How to compare two sets of data?
Earlier, I wrote a post on how to compare two sets of data to find the differences. It is a quick read
How to do this in SQL Server?
SQL Server introduced EXTERNAL TABLE in SQL 2016. With some minor syntax changes, you should be able to do the same as Oracle. If you are on an older version of SQL Server, OPENROWSET with a FORMAT file option should work quite nicely.
Look like a “Data Magician”!
Did your boss just ask you to compare two fixed-width text files with a few million lines of text based on a key (the first 10 characters) and the 10th column which spans from character 24 to 39 to see which rows have a difference and produce a report?
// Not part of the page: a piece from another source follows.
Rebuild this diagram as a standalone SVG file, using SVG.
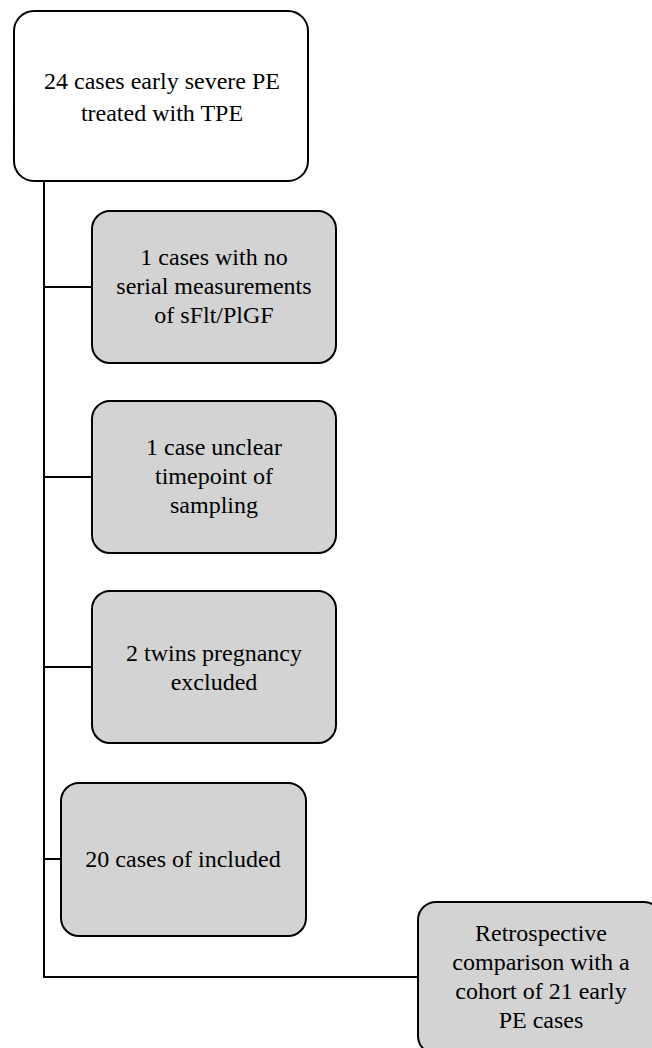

It is a piece of cake that should take you only a few minutes.
- Define two external tables with one column representing the complete row of text.
- Next, define a view on top of the two external tables with a key column and the data column
- Join the two views on the key and compare the data column
- Export the results to produce the report
You will look like a data magician. I bet that your predecessor took a lot longer to produce this report!